La haine contre la haine
Enfin, l’idée même de dénoncer la haine au cœur de la République est en elle-même une manifestation de la haine. Ceux qui pensent qu’il y a tant de haine ne sont pas eux-mêmes exempts d’actes de haine envers d’autres à qui ils ont aussi fait du mal. Il s’agit d’une sorte de cycle de méchanceté où ceux qui supposent en être victimes n’attendent que leurs tours pour manifester leurs haines contre ceux qui les ont fait subir. Autrement, la haine est autant dans le cœur de ceux la développent que ceux qui en sont victimes. Réponse d’Eric Houndété à ce discours : « Je suis déçu par le discours du président. Je pense qu’il nous aurait fait économie du temps qu’il a consacré à son essai philosophique sur la haine. Je suis même tenté de dire qu’il n’est pas propriétaire de ce message. Soit on lui a transmis le message à nous diffuser, soit quelqu’un lui a fait du copier coller sur google ou wikipédia ou je ne sais pas quoi pour nous faire un essai philosophique sur la haine et sur l’amour. »

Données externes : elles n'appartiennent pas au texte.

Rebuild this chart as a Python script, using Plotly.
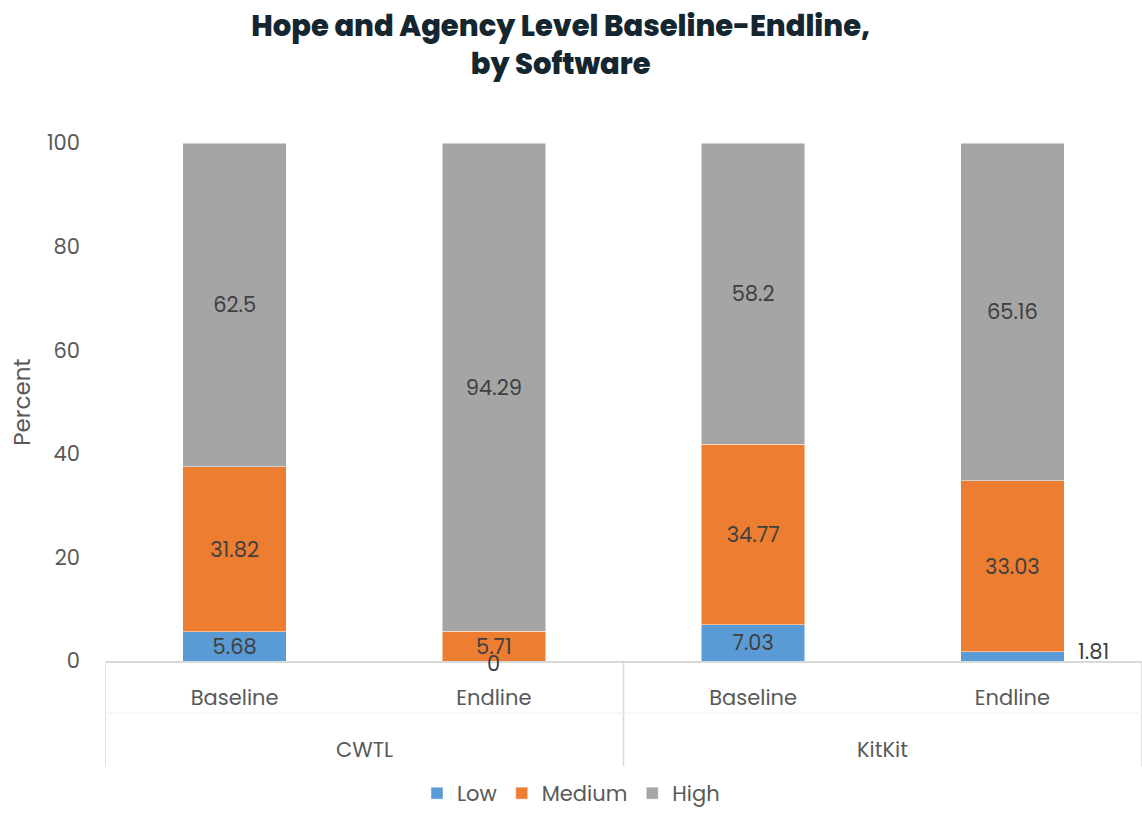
import plotly.graph_objects as go

software = ["CWTL", "CWTL", "KitKit", "KitKit"]
phase = ["Baseline", "Endline", "Baseline", "Endline"]
low = [5.68, 0, 7.03, 1.81]
medium = [31.82, 5.71, 34.77, 33.03]
high = [62.5, 94.29, 58.2, 65.16]
series_names = ["Low", "Medium", "High"]
colors = ["#5B9BD5", "#ED7D31", "#A5A5A5"]

FONT = "Poppins, Lato, 'Open Sans', sans-serif"
pos = list(range(len(phase)))
groups = list(dict.fromkeys(software))

fig = go.Figure()
for name, vals, col in zip(series_names, [low, medium, high], colors):
    txt = [f"{v:g}" if v >= 5 else "" for v in vals]
    fig.add_trace(go.Bar(
        name=name, x=pos, y=vals, text=txt,
        textposition="inside", insidetextanchor="middle", textangle=0,
        constraintext="none",
        textfont=dict(family=FONT, size=21, color="#404040"),
        marker=dict(color=col, line=dict(color="rgba(255,255,255,0.6)", width=0.8)),
        hoverinfo="skip",
    ))

# small Low labels placed outside the bars as in the reference
for i, v in enumerate(low):
    if v < 5:
        if v == 0:
            fig.add_annotation(x=pos[i], y=v, text=f"{v:g}", showarrow=False,
                               xref="x", yref="y", yanchor="middle", yshift=-2,
                               font=dict(family=FONT, size=21, color="#404040"))
        else:
            fig.add_annotation(x=pos[i], y=v, text=f"{v:g}", showarrow=False,
                               xref="x", yref="y", yanchor="middle", xanchor="left",
                               xshift=64,
                               font=dict(family=FONT, size=21, color="#404040"))

# group labels and dividers (multi-level category axis)
for g in groups:
    idx = [p for p, s in zip(pos, software) if s == g]
    fig.add_annotation(x=sum(idx) / len(idx), y=-0.17, xref="x", yref="paper",
                       text=g, showarrow=False, yanchor="middle",
                       font=dict(family=FONT, size=21, color="#595959"))
bounds = [pos[0] - 0.5] + [p + 0.5 for p, a, b in zip(pos, software, software[1:]) if a != b] + [pos[-1] + 0.5]
for b in bounds:
    fig.add_shape(type="line", xref="x", yref="paper", x0=b, x1=b, y0=0, y1=-0.203,
                  line=dict(color="#D9D9D9", width=1.5))
fig.add_shape(type="line", xref="paper", yref="paper", x0=0, x1=1,
              y0=-0.1004, y1=-0.1004, line=dict(color="#EFEFEF", width=1))

fig.update_layout(
    barmode="stack",
    bargap=0.6,
    width=1142, height=814,
    margin=dict(l=105, r=0, t=143, b=153),
    paper_bgcolor="white", plot_bgcolor="white",
    font=dict(family=FONT, size=21, color="#595959"),
    uniformtext=dict(minsize=21, mode="show"),
    title=dict(
        text="Hope and Agency Level Baseline-Endline,<br>by Software",
        x=0.491, xref="container", xanchor="center",
        y=1 - 36 / 814, yref="container", yanchor="middle",
        font=dict(family=FONT, size=29, color="#14262F", weight=800),
    ),
    legend=dict(
        orientation="h", xref="container", x=0.5, xanchor="center",
        yref="container", y=0.0, yanchor="bottom",
        font=dict(family=FONT, size=21, color="#595959"),
        traceorder="normal",
    ),
    showlegend=True,
)
fig.update_yaxes(
    range=[0, 100], dtick=20, showgrid=False, zeroline=False, showline=False,
    tickfont=dict(family=FONT, size=21, color="#595959"),
    title=dict(text="Percent", font=dict(family=FONT, size=23, color="#595959"), standoff=9),
    ticklabelstandoff=24,
)
fig.update_xaxes(
    range=[pos[0] - 0.5, pos[-1] + 0.5],
    tickvals=pos, ticktext=phase,
    showline=True, linecolor="#D9D9D9", linewidth=1.5,
    ticks="", ticklabelstandoff=17,
    tickfont=dict(family=FONT, size=21, color="#595959"),
    showgrid=False, zeroline=False,
)

fig.write_html("out.html", config={"displayModeBar": False})
with open("out.html", encoding="utf-8") as f:
    html = f.read()
html = html.replace("<body>", "<body style=\"margin:0\">", 1)
with open("out.html", "w", encoding="utf-8") as f:
    f.write(html)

Extrait des propos du Pdt Vlavonou
« La haine est partout présente au cœur de nos vies. Nous sommes là devant un abîme, celui où le cœur de l’homme en mal de relation d’amour ne peut que hurler sa souffrance dans une violence destructrice envers l’autre, envers lui-même. La haine est ainsi inséparable de la souffrance. La haine dit la souffrance de ne pouvoir construire une satisfaction avec l’autre. C’est cette même souffrance qui, poussé à son paroxysme, va s’exalter dans une folie d’entreprise en voulant l’autre totalement à sa merci. S’approprier ce qu’il possède, l’humilier, lui causer des douleurs, le martyriser et le tuer même mais sans toujours le faire disparaître. Face à la haine, je propose l’amour. L’amour rend service, l’amour ne jalouse pas, il ne se vante pas, il ne gonfle pas d’orgueil, il ne fait rien d’inconvenant, il ne cherche pas son intérêt, il ne s’emporte pas, il n’entretient pas de rancune, il ne se réjouit pas de ce qui est injuste mais il trouve sa joie dans ce qui est vrai et ce qui est bon pour l’autre. Il supporte tout, il endure tout la rancune. Qui d’entre nous n’a pas eu quelques frayeurs en apprenant par la voie du procureur spécial près la CRIET qu’il y avait un complot en préparation contre la sureté de l’Etat, donc un projet de remise en cause de l’ordre démocratique laborieusement instauré et entretenu dans notre pays depuis plus de 3 décennies. C’eût été vrai que notre institution parlementaire n’existât plus, son Président certainement mis aux arrêts pour le meilleur des cas et vous autres députés mis au chômage ».